## Listed entries
** start **
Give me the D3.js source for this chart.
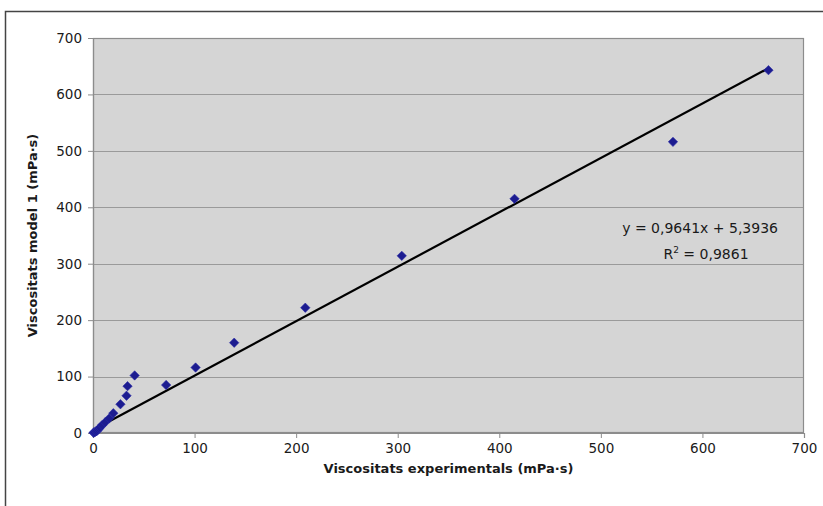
<!DOCTYPE html>
<html>
<head>
<meta charset="utf-8">
<script src="https://cdn.jsdelivr.net/npm/d3@7"></script>
<style>
  html, body { margin: 0; padding: 0; background: #fff; }
  svg { display: block; }
  text { font-family: "DejaVu Sans", Verdana, sans-serif; }
</style>
</head>
<body>
<svg id="chart" width="823" height="506"></svg>
<script>
// Experimental viscosities (x) vs. model 1 viscosities (y), mPa·s
const experimental = [0.5, 1, 2, 3, 4, 5, 6, 7, 9, 12, 16, 20, 27, 33, 34, 41, 72, 101, 139, 209, 304, 415, 571, 665];
const model1       = [0.5, 1, 1.5, 3, 4, 6, 8, 10, 14, 19, 26, 35, 51, 66, 83, 102, 85, 116, 160, 222, 314, 415, 516, 643];

// Linear trend line fitted to the series
const slope = 0.9641;
const intercept = 5.3936;
const rSquared = 0.9861;

const xTicks = [0, 100, 200, 300, 400, 500, 600, 700];
const yTicks = [0, 100, 200, 300, 400, 500, 600, 700];

const xTitle = "Viscositats experimentals (mPa·s)";
const yTitle = "Viscositats model 1 (mPa·s)";

const svg = d3.select("#chart");
const plot = { left: 93, right: 804, top: 38, bottom: 433 };

const x = d3.scaleLinear().domain([0, 700]).range([plot.left, plot.right]);
const y = d3.scaleLinear().domain([0, 700]).range([plot.bottom, plot.top]);

// outer chart frame (top and left edges visible)
svg.append("path")
  .attr("d", "M5.5,506 L5.5,11.5 L823,11.5")
  .attr("fill", "none")
  .attr("stroke", "#444")
  .attr("stroke-width", 1.5);

// plot area background
svg.append("rect")
  .attr("x", plot.left).attr("y", plot.top)
  .attr("width", plot.right - plot.left).attr("height", plot.bottom - plot.top)
  .attr("fill", "#d5d5d5");

// horizontal gridlines
svg.append("g")
  .selectAll("line")
  .data(yTicks.filter(d => d > 0 && d < 700))
  .join("line")
  .attr("x1", plot.left).attr("x2", plot.right)
  .attr("y1", d => Math.round(y(d)) + 0.5).attr("y2", d => Math.round(y(d)) + 0.5)
  .attr("stroke", "#9a9a9a").attr("stroke-width", 1.2);

// plot area border
svg.append("rect")
  .attr("x", plot.left + 0.5).attr("y", plot.top + 0.5)
  .attr("width", plot.right - plot.left - 1).attr("height", plot.bottom - plot.top - 1)
  .attr("fill", "none")
  .attr("stroke", "#8c8c8c").attr("stroke-width", 1.2);

// axes
const xAxis = svg.append("g")
  .attr("transform", `translate(0,${plot.bottom})`)
  .call(d3.axisBottom(x).tickValues(xTicks).tickSize(5).tickPadding(5).tickFormat(d3.format("d")));
const yAxis = svg.append("g")
  .attr("transform", `translate(${plot.left},0)`)
  .call(d3.axisLeft(y).tickValues(yTicks).tickSize(5).tickPadding(6).tickFormat(d3.format("d")));

[xAxis, yAxis].forEach(g => {
  g.select(".domain").attr("stroke", "#8c8c8c").attr("stroke-width", 1.2);
  g.selectAll(".tick line").attr("stroke", "#8c8c8c");
  g.selectAll(".tick text")
    .attr("fill", "#1a1a1a")
    .style("font-size", "13.5px")
    .style("font-family", "'DejaVu Sans', Verdana, sans-serif");
});

// trend line over the data range
const xMin = d3.min(experimental), xMax = d3.max(experimental);
svg.append("line")
  .attr("x1", x(xMin)).attr("y1", y(slope * xMin + intercept))
  .attr("x2", x(xMax)).attr("y2", y(slope * xMax + intercept))
  .attr("stroke", "#000").attr("stroke-width", 2.2);

// data markers (diamonds)
const pts = experimental.map((v, i) => ({ x: v, y: model1[i] }));
const diamond = d3.symbol().type(d3.symbolDiamond2).size(56);
svg.append("g")
  .selectAll("path")
  .data(pts)
  .join("path")
  .attr("d", diamond)
  .attr("transform", d => `translate(${x(d.x)},${y(d.y)})`)
  .attr("fill", "#1c1c90")
  .attr("stroke", "#2a2aa8")
  .attr("stroke-width", 0.6);

// equation and R² annotation
const fmt4 = v => v.toFixed(4).replace(".", ",");
svg.append("text")
  .attr("x", 778).attr("y", 233)
  .attr("text-anchor", "end")
  .style("font-size", "14px")
  .attr("fill", "#1a1a1a")
  .text(`y = ${fmt4(slope)}x + ${fmt4(intercept)}`);
const r2 = svg.append("text")
  .attr("x", 706).attr("y", 259)
  .attr("text-anchor", "middle")
  .style("font-size", "14px")
  .attr("fill", "#1a1a1a");
r2.append("tspan").text("R");
r2.append("tspan").attr("dy", -6).style("font-size", "9px").text("2");
r2.append("tspan").attr("dy", 6).text(` = ${fmt4(rSquared)}`);

// axis titles
svg.append("text")
  .attr("x", (plot.left + plot.right) / 2).attr("y", 473)
  .attr("text-anchor", "middle")
  .style("font-size", "13px").style("font-weight", "bold")
  .attr("fill", "#1a1a1a")
  .text(xTitle);
svg.append("text")
  .attr("transform", `translate(37,${(plot.top + plot.bottom) / 2}) rotate(-90)`)
  .attr("text-anchor", "middle")
  .style("font-size", "13px").style("font-weight", "bold")
  .attr("fill", "#1a1a1a")
  .text(yTitle);
</script>
</body>
</html>
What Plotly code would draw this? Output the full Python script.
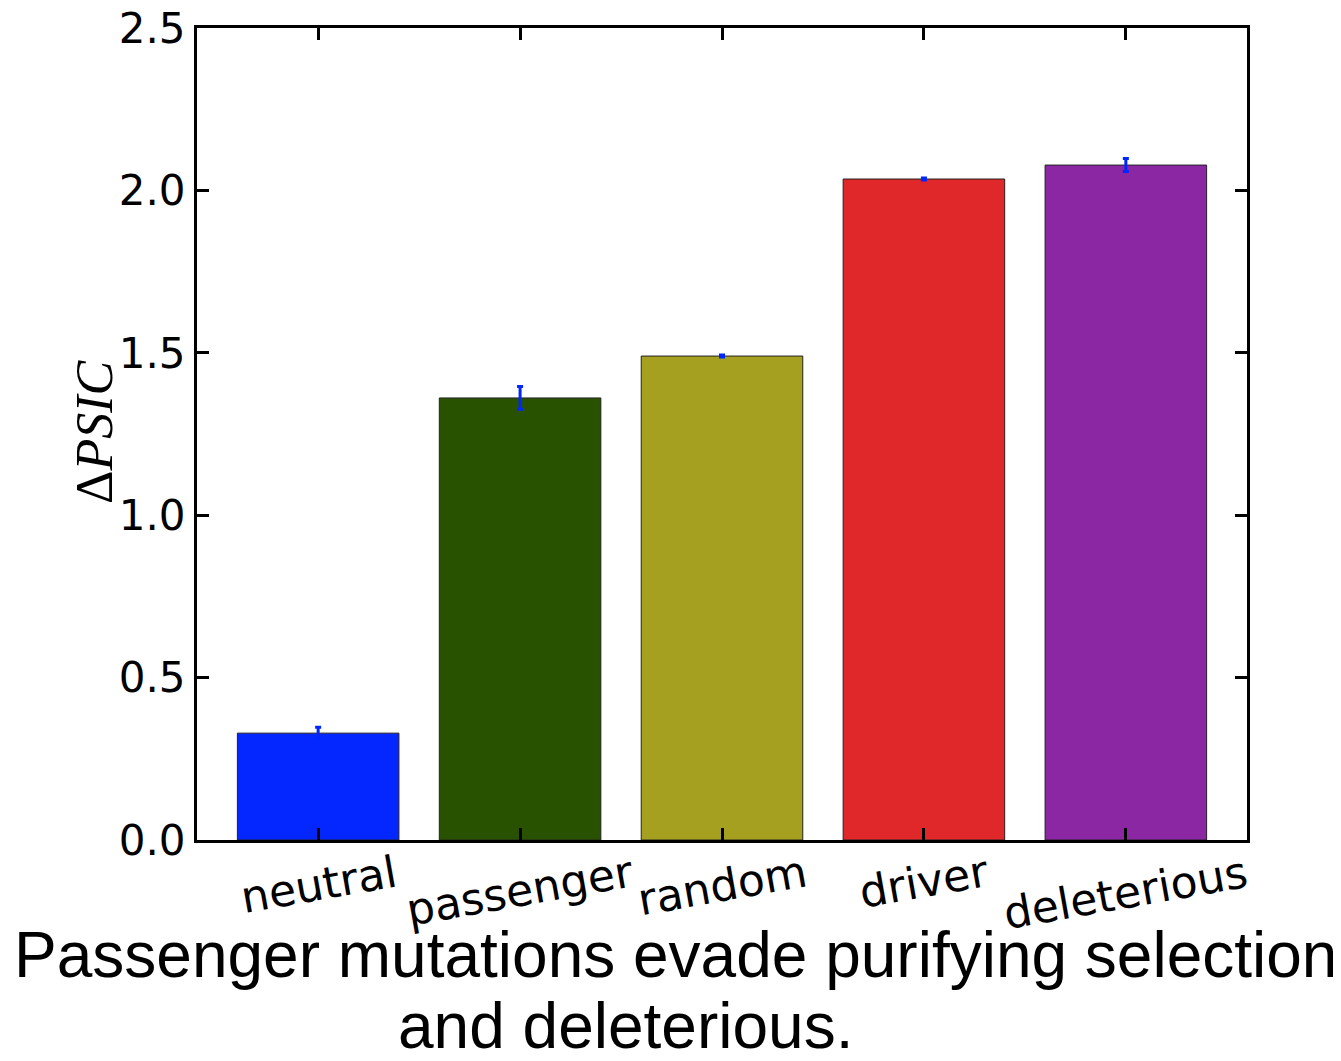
import plotly.graph_objects as go

categories = ["neutral", "passenger", "random", "driver", "deleterious"]
values = [0.329, 1.361, 1.490, 2.035, 2.078]
errors = [0.018, 0.035, 0.003, 0.003, 0.020]
colors = ["#0527FF", "#285200", "#A6A020", "#E0282A", "#8B27A3"]
y_ticks = [0.0, 0.5, 1.0, 1.5, 2.0, 2.5]
y_tick_text = ["0.0", "0.5", "1.0", "1.5", "2.0", "2.5"]
y_title = "Δ<i>PSIC</i>"
caption_line1 = "Passenger mutations evade purifying selection"
caption_line2 = "and deleterious."

OFF = 8  # page body margin offset
W, H = 1341 - OFF, 1061 - OFF
L, R, T, B = 197 - OFF, 1247 - OFF, 28 - OFF, 840 - OFF

fig = go.Figure()
fig.add_trace(go.Bar(
    x=categories, y=values,
    marker=dict(color=colors, line=dict(color="#222222", width=1)),
    width=0.8,
    error_y=dict(type="data", array=errors, visible=True,
                 color="#0026FF", thickness=3, width=3),
))

axis_common = dict(showline=True, linecolor="black", linewidth=3, mirror="ticks",
                   ticks="inside", ticklen=12, tickwidth=3, tickcolor="black",
                   showgrid=False, zeroline=False, automargin=False)

fig.update_xaxes(range=[-0.6, 4.6], showticklabels=False, **axis_common)
fig.update_yaxes(range=[0, 2.5], tickvals=y_ticks, ticktext=y_tick_text,
                 tickfont=dict(family="DejaVu Sans", size=42, color="black"),
                 ticklabelstandoff=0, ticklabeloverflow="allow",
                 **axis_common)

def px_x(px):
    return (px - OFF - L) / (R - L)

def px_y(py):
    return (B - (py - OFF)) / (B - T)

annotations = []
for c in categories:
    annotations.append(dict(x=c, xref="x", y=-0.004, yref="paper",
                            text=c, showarrow=False, textangle=-10,
                            xanchor="center", yanchor="top",
                            font=dict(family="DejaVu Sans", size=44, color="black")))

annotations.append(dict(x=px_x(95), xref="paper", y=px_y(432), yref="paper",
                        text=y_title, showarrow=False, textangle=-90,
                        xanchor="center", yanchor="middle",
                        font=dict(family="Liberation Serif", size=52, color="black")))

annotations.append(dict(x=px_x(12), xref="paper", y=px_y(955), yref="paper",
                        text=caption_line1, showarrow=False, xanchor="left", yanchor="middle",
                        font=dict(family="Liberation Sans", size=64, color="black")))
annotations.append(dict(x=px_x(625), xref="paper", y=px_y(1026), yref="paper",
                        text=caption_line2, showarrow=False, xanchor="center", yanchor="middle",
                        font=dict(family="Liberation Sans", size=64, color="black")))

fig.update_layout(
    width=W, height=H,
    margin=dict(l=L, r=W - R, t=T, b=H - B, pad=0),
    paper_bgcolor="white", plot_bgcolor="white",
    showlegend=False,
    annotations=annotations,
    bargap=0.2,
)

fig.write_html("out.html")
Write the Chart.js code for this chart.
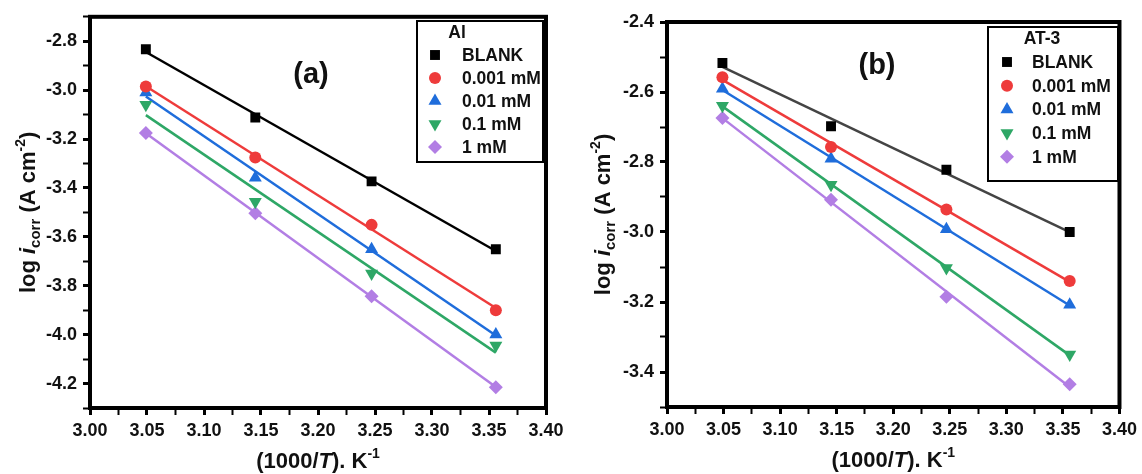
<!DOCTYPE html>
<html>
<head>
<meta charset="utf-8">
<script src="https://cdn.jsdelivr.net/npm/chart.js@4.4.0/dist/chart.umd.min.js"></script>
<style>
    html, body { margin: 0; padding: 0; background: #fff; }
    #wrap { position: relative; width: 1142px; height: 474px; }
    .panel { position: absolute; top: 0; width: 571px; height: 474px; }
    #panelA { left: 0; }
    #panelB { left: 571px; }
</style>
</head>
<body>
<div id="wrap">
    <div class="panel" id="panelA"><canvas id="chartA" width="571" height="474"></canvas></div>
    <div class="panel" id="panelB"><canvas id="chartB" width="571" height="474"></canvas></div>
</div>
<script>
// 1000/T for the four temperatures
const invT = [3.049, 3.145, 3.247, 3.356];
const seriesNames = ["BLANK", "0.001 mM", "0.01 mM", "0.1 mM", "1 mM"];

// panel (a) - Al
const alBlank = [-2.833, -3.112, -3.373, -3.651];
const al0001 = [-2.985, -3.275, -3.551, -3.900];
const al001 = [-3.010, -3.358, -3.651, -3.999];
const al01 = [-3.060, -3.456, -3.750, -4.044];
const al1 = [-3.175, -3.503, -3.843, -4.215];

// panel (b) - AT-3
const atBlank = [-2.517, -2.698, -2.822, -3.000];
const at0001 = [-2.558, -2.757, -2.936, -3.140];
const at001 = [-2.591, -2.791, -2.992, -3.208];
const at01 = [-2.639, -2.865, -3.103, -3.350];
const at1 = [-2.674, -2.908, -3.185, -3.435];

const colors = ["#000000", "#ee3b3b", "#1f6ddb", "#2ea766", "#b27ee4"];
const pointStyles = ["rect", "circle", "triangle", "triangle", "rectRot"];
const rotations = [0, 0, 0, 180, 0];
const radii = [7, 6, 7.5, 7.5, 7];

const FONT = "'Liberation Sans', Arial, sans-serif";

function fitLine(xs, ys) {
    const n = xs.length;
    const mx = xs.reduce((a, b) => a + b, 0) / n;
    const my = ys.reduce((a, b) => a + b, 0) / n;
    let sxy = 0, sxx = 0;
    for (let i = 0; i < n; i++) {
        sxy += (xs[i] - mx) * (ys[i] - my);
        sxx += (xs[i] - mx) * (xs[i] - mx);
    }
    const k = sxy / sxx;
    const b = my - k * mx;
    return [
        { x: xs[0], y: k * xs[0] + b },
        { x: xs[n - 1], y: k * xs[n - 1] + b },
    ];
}

function drawRuns(ctx, runs, cx, baseline) {
    let total = 0;
    runs.forEach((r) => {
        ctx.font = r.font;
        r.w = ctx.measureText(r.text).width;
        total += r.w;
    });
    let x = cx - total / 2;
    runs.forEach((r) => {
        ctx.font = r.font;
        ctx.fillText(r.text, x, baseline + (r.dy || 0));
        x += r.w;
    });
}

const decorPlugin = {
    id: "decor",
    afterDraw(chart, args, opts) {
        const ctx = chart.ctx;
        const a = chart.chartArea;
        ctx.save();

        // frame
        ctx.strokeStyle = "#000";
        ctx.lineWidth = 4;
        ctx.strokeRect(a.left, a.top, a.right - a.left, a.bottom - a.top);

        ctx.fillStyle = "#111";
        ctx.textAlign = "left";
        ctx.textBaseline = "alphabetic";

        // x title
        const big = "bold 22px " + FONT;
        drawRuns(ctx, [
            { text: "(1000/", font: big },
            { text: "T", font: "italic bold 22px " + FONT },
            { text: "). K", font: big },
            { text: "-1", font: "bold 14px " + FONT, dy: -10 },
        ], (a.left + a.right) / 2, opts.xTitleY);

        // y title
        ctx.save();
        ctx.translate(opts.yTitleX, (a.top + a.bottom) / 2);
        ctx.rotate(-Math.PI / 2);
        drawRuns(ctx, [
            { text: "log ", font: big },
            { text: "i", font: "italic bold 22px " + FONT },
            { text: "corr", font: "bold 15px " + FONT, dy: 5 },
            { text: " (A cm", font: big },
            { text: "-2", font: "bold 14px " + FONT, dy: -10 },
            { text: ")", font: big },
        ], 0, 8);
        ctx.restore();

        // panel label
        ctx.textAlign = "center";
        ctx.textBaseline = "middle";
        ctx.font = "bold 29px " + FONT;
        ctx.fillText(opts.panel, opts.panelX, opts.panelY);

        // legend box
        const lg = opts.legend;
        ctx.lineWidth = 2;
        ctx.strokeRect(lg.left, lg.top, lg.right - lg.left, lg.bottom - lg.top);
        ctx.font = "bold 17.5px " + FONT;
        ctx.fillText(lg.title, lg.titleX, lg.titleY);
        ctx.textAlign = "left";
        const items = chart.data.datasets.filter((d) => !d.fit);
        items.forEach((d, i) => {
            const y = lg.rowY + i * lg.rowStep;
            ctx.fillStyle = d.pointBackgroundColor;
            Chart.helpers.drawPoint(ctx, {
                pointStyle: d.pointStyle,
                rotation: d.pointRotation,
                radius: d.pointRadius,
                borderWidth: 0,
            }, lg.markerX, y);
            ctx.fillStyle = "#111";
            ctx.fillText(d.label, lg.textX, y + 1);
        });
        ctx.restore();
    },
};

function isMajor(v, per) {
    return Math.abs(v * per - Math.round(v * per)) < 1e-6;
}

function makeChart(id, seriesList, lineColors, cfg) {
    const datasets = [];
    seriesList.forEach((ys, i) => {
        datasets.push({
            label: seriesNames[i],
            data: invT.map((x, j) => ({ x: x, y: ys[j] })),
            pointStyle: pointStyles[i],
            pointRotation: rotations[i],
            pointRadius: radii[i],
            pointBackgroundColor: colors[i],
            pointBorderWidth: 0,
            showLine: false,
            order: 1,
        });
    });
    seriesList.forEach((ys, i) => {
        datasets.push({
            label: "fit " + seriesNames[i],
            fit: true,
            data: fitLine(invT, ys),
            showLine: true,
            borderColor: lineColors[i],
            borderWidth: 2.5,
            pointRadius: 0,
            order: 2,
        });
    });

    const tickFont = { family: FONT, size: 18, weight: "bold" };

    return new Chart(document.getElementById(id), {
        type: "scatter",
        data: { datasets: datasets },
        options: {
            responsive: false,
            animation: false,
            layout: { padding: { left: 0, top: cfg.top, right: cfg.right, bottom: 0 } },
            plugins: {
                legend: { display: false },
                tooltip: { enabled: false },
                decor: cfg.decor,
            },
            scales: {
                x: {
                    type: "linear",
                    min: 3.0,
                    max: 3.4,
                    border: { display: false },
                    grid: {
                        drawOnChartArea: false,
                        tickLength: 7,
                        tickColor: "#000",
                        tickWidth: (c) => (isMajor(c.tick.value, 20) ? 3 : 2),
                    },
                    ticks: {
                        stepSize: 0.025,
                        autoSkip: false,
                        maxRotation: 0,
                        padding: 5,
                        color: "#111",
                        font: tickFont,
                        callback: (v) => (isMajor(v, 20) ? v.toFixed(2) : ""),
                    },
                    afterFit: (s) => { s.height = cfg.xHeight; },
                },
                y: {
                    type: "linear",
                    min: cfg.yMin,
                    max: cfg.yMax,
                    border: { display: false },
                    grid: {
                        drawOnChartArea: false,
                        tickLength: 7,
                        tickColor: "#000",
                        tickWidth: (c) => (isMajor(c.tick.value, 5) ? 3 : 2),
                    },
                    ticks: {
                        stepSize: 0.1,
                        autoSkip: false,
                        padding: 6,
                        color: "#111",
                        font: tickFont,
                        callback: (v) => (isMajor(v, 5) ? v.toFixed(1) : ""),
                    },
                    afterFit: (s) => { s.width = cfg.yWidth; },
                },
            },
        },
        plugins: [decorPlugin],
    });
}

makeChart("chartA", [alBlank, al0001, al001, al01, al1],
    ["#000000", colors[1], colors[2], colors[3], colors[4]], {
        top: 16, right: 25, xHeight: 66, yWidth: 90,
        yMin: -4.3, yMax: -2.7,
        decor: {
            xTitleY: 468, yTitleX: 27,
            panel: "(a)", panelX: 311, panelY: 75,
            legend: {
                title: "Al", left: 417, top: 21, right: 543, bottom: 162,
                titleX: 457, titleY: 33, rowY: 55, rowStep: 23,
                markerX: 435, textX: 462,
            },
        },
    });

makeChart("chartB", [atBlank, at0001, at001, at01, at1],
    ["#444444", colors[1], colors[2], colors[3], colors[4]], {
        top: 22, right: 20, xHeight: 67, yWidth: 96,
        yMin: -3.5, yMax: -2.4,
        decor: {
            xTitleY: 467, yTitleX: 31,
            panel: "(b)", panelX: 306, panelY: 66,
            legend: {
                title: "AT-3", left: 417, top: 27, right: 547, bottom: 181,
                titleX: 471, titleY: 39, rowY: 62, rowStep: 23.7,
                markerX: 436, textX: 461,
            },
        },
    });
</script>
</body>
</html>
** end **
## Given request
Skip every picture. Repeat the lines from the one with "What Plotly code" through the one with "import plotly.graph_objects as go", both ends included.

## Task response
What Plotly code would draw this? Output the full Python script.
import plotly.graph_objects as go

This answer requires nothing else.